• [Given exercise]
Return each line of the data below exactly, omitting any pictures.
# Start of Material
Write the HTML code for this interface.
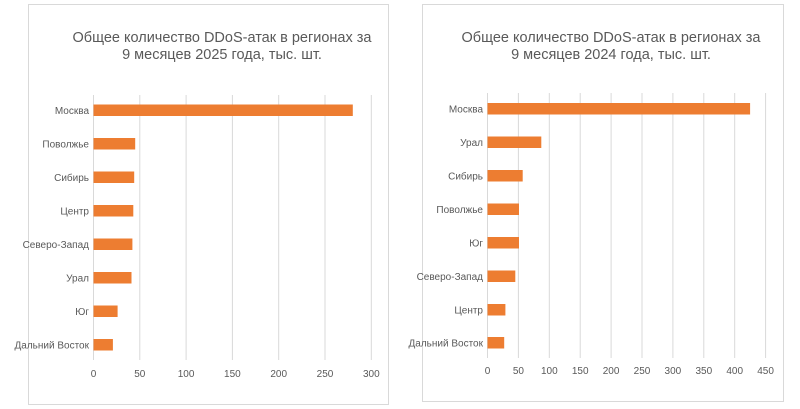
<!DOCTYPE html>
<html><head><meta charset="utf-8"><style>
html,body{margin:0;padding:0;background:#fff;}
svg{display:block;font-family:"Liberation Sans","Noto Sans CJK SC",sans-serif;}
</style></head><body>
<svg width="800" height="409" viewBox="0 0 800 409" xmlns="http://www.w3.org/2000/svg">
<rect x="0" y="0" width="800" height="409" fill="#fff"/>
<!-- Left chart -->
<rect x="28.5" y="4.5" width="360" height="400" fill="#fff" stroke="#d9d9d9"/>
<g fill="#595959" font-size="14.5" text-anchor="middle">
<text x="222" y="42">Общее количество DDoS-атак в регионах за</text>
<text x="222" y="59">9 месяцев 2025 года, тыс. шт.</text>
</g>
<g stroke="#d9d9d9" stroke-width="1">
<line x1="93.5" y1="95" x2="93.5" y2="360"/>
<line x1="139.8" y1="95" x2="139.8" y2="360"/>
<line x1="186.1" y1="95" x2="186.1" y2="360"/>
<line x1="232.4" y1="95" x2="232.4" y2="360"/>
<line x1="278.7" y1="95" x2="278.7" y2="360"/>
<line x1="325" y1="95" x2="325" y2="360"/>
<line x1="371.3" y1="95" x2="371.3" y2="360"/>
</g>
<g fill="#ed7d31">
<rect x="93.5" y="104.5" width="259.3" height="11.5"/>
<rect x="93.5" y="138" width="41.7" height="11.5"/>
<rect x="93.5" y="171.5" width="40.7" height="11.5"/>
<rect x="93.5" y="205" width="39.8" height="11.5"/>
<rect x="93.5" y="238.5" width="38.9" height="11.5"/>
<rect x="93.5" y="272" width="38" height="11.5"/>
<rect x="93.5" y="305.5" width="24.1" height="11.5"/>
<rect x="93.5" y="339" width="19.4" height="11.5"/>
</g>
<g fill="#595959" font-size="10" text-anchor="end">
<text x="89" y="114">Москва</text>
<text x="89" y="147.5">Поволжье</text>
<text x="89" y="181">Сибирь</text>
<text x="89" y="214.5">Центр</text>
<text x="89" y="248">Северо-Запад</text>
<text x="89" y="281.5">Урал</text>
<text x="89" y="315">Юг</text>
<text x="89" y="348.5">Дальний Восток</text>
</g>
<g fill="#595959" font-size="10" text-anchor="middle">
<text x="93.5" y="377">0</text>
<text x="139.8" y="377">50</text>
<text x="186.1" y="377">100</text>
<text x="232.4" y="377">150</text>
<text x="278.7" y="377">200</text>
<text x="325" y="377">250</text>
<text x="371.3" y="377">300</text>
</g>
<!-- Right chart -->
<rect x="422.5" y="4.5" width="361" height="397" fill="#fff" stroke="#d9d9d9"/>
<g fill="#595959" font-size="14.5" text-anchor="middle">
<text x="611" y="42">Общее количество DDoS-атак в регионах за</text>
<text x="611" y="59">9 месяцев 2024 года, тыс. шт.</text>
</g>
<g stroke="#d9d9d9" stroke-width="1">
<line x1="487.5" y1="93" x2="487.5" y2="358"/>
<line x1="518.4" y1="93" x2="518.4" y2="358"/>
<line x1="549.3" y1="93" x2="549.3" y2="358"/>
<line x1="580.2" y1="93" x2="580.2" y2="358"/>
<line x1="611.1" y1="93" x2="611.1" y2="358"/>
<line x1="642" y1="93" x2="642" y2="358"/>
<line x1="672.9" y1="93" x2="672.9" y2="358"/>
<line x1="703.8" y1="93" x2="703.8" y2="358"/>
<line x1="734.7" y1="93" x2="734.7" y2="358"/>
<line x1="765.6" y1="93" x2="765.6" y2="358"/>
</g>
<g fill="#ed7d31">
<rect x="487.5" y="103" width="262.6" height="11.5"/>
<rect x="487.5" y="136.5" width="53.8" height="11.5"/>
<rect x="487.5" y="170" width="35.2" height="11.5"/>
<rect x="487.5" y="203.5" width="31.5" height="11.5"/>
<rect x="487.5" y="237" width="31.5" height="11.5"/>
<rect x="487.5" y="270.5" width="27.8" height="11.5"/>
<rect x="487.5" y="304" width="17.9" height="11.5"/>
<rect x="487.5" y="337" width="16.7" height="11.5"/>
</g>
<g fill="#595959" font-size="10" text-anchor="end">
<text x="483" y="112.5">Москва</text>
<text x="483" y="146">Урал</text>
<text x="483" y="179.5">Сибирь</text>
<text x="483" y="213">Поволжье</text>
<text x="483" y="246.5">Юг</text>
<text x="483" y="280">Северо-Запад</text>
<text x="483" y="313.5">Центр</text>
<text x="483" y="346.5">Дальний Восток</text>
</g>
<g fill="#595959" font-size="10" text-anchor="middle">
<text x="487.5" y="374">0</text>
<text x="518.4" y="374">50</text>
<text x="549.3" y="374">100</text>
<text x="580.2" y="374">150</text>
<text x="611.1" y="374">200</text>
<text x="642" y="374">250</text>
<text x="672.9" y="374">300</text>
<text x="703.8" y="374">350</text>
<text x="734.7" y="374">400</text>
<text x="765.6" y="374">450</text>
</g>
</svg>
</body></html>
# End of Material
• [Output]
Write the HTML code for this interface.
<!DOCTYPE html>
<html><head><meta charset="utf-8"><style>
html,body{margin:0;padding:0;background:#fff;}
svg{display:block;font-family:"Liberation Sans","Noto Sans CJK SC",sans-serif;}
</style></head><body>
<svg width="800" height="409" viewBox="0 0 800 409" xmlns="http://www.w3.org/2000/svg">
<rect x="0" y="0" width="800" height="409" fill="#fff"/>
<!-- Left chart -->
<rect x="28.5" y="4.5" width="360" height="400" fill="#fff" stroke="#d9d9d9"/>
<g fill="#595959" font-size="14.5" text-anchor="middle">
<text x="222" y="42">Общее количество DDoS-атак в регионах за</text>
<text x="222" y="59">9 месяцев 2025 года, тыс. шт.</text>
</g>
<g stroke="#d9d9d9" stroke-width="1">
<line x1="93.5" y1="95" x2="93.5" y2="360"/>
<line x1="139.8" y1="95" x2="139.8" y2="360"/>
<line x1="186.1" y1="95" x2="186.1" y2="360"/>
<line x1="232.4" y1="95" x2="232.4" y2="360"/>
<line x1="278.7" y1="95" x2="278.7" y2="360"/>
<line x1="325" y1="95" x2="325" y2="360"/>
<line x1="371.3" y1="95" x2="371.3" y2="360"/>
</g>
<g fill="#ed7d31">
<rect x="93.5" y="104.5" width="259.3" height="11.5"/>
<rect x="93.5" y="138" width="41.7" height="11.5"/>
<rect x="93.5" y="171.5" width="40.7" height="11.5"/>
<rect x="93.5" y="205" width="39.8" height="11.5"/>
<rect x="93.5" y="238.5" width="38.9" height="11.5"/>
<rect x="93.5" y="272" width="38" height="11.5"/>
<rect x="93.5" y="305.5" width="24.1" height="11.5"/>
<rect x="93.5" y="339" width="19.4" height="11.5"/>
</g>
<g fill="#595959" font-size="10" text-anchor="end">
<text x="89" y="114">Москва</text>
<text x="89" y="147.5">Поволжье</text>
<text x="89" y="181">Сибирь</text>
<text x="89" y="214.5">Центр</text>
<text x="89" y="248">Северо-Запад</text>
<text x="89" y="281.5">Урал</text>
<text x="89" y="315">Юг</text>
<text x="89" y="348.5">Дальний Восток</text>
</g>
<g fill="#595959" font-size="10" text-anchor="middle">
<text x="93.5" y="377">0</text>
<text x="139.8" y="377">50</text>
<text x="186.1" y="377">100</text>
<text x="232.4" y="377">150</text>
<text x="278.7" y="377">200</text>
<text x="325" y="377">250</text>
<text x="371.3" y="377">300</text>
</g>
<!-- Right chart -->
<rect x="422.5" y="4.5" width="361" height="397" fill="#fff" stroke="#d9d9d9"/>
<g fill="#595959" font-size="14.5" text-anchor="middle">
<text x="611" y="42">Общее количество DDoS-атак в регионах за</text>
<text x="611" y="59">9 месяцев 2024 года, тыс. шт.</text>
</g>
<g stroke="#d9d9d9" stroke-width="1">
<line x1="487.5" y1="93" x2="487.5" y2="358"/>
<line x1="518.4" y1="93" x2="518.4" y2="358"/>
<line x1="549.3" y1="93" x2="549.3" y2="358"/>
<line x1="580.2" y1="93" x2="580.2" y2="358"/>
<line x1="611.1" y1="93" x2="611.1" y2="358"/>
<line x1="642" y1="93" x2="642" y2="358"/>
<line x1="672.9" y1="93" x2="672.9" y2="358"/>
<line x1="703.8" y1="93" x2="703.8" y2="358"/>
<line x1="734.7" y1="93" x2="734.7" y2="358"/>
<line x1="765.6" y1="93" x2="765.6" y2="358"/>
</g>
<g fill="#ed7d31">
<rect x="487.5" y="103" width="262.6" height="11.5"/>
<rect x="487.5" y="136.5" width="53.8" height="11.5"/>
<rect x="487.5" y="170" width="35.2" height="11.5"/>
<rect x="487.5" y="203.5" width="31.5" height="11.5"/>
<rect x="487.5" y="237" width="31.5" height="11.5"/>
<rect x="487.5" y="270.5" width="27.8" height="11.5"/>
<rect x="487.5" y="304" width="17.9" height="11.5"/>
<rect x="487.5" y="337" width="16.7" height="11.5"/>
</g>
<g fill="#595959" font-size="10" text-anchor="end">
<text x="483" y="112.5">Москва</text>
<text x="483" y="146">Урал</text>
<text x="483" y="179.5">Сибирь</text>
<text x="483" y="213">Поволжье</text>
<text x="483" y="246.5">Юг</text>
<text x="483" y="280">Северо-Запад</text>
<text x="483" y="313.5">Центр</text>
<text x="483" y="346.5">Дальний Восток</text>
</g>
<g fill="#595959" font-size="10" text-anchor="middle">
<text x="487.5" y="374">0</text>
<text x="518.4" y="374">50</text>
<text x="549.3" y="374">100</text>
<text x="580.2" y="374">150</text>
<text x="611.1" y="374">200</text>
<text x="642" y="374">250</text>
<text x="672.9" y="374">300</text>
<text x="703.8" y="374">350</text>
<text x="734.7" y="374">400</text>
<text x="765.6" y="374">450</text>
</g>
</svg>
</body></html>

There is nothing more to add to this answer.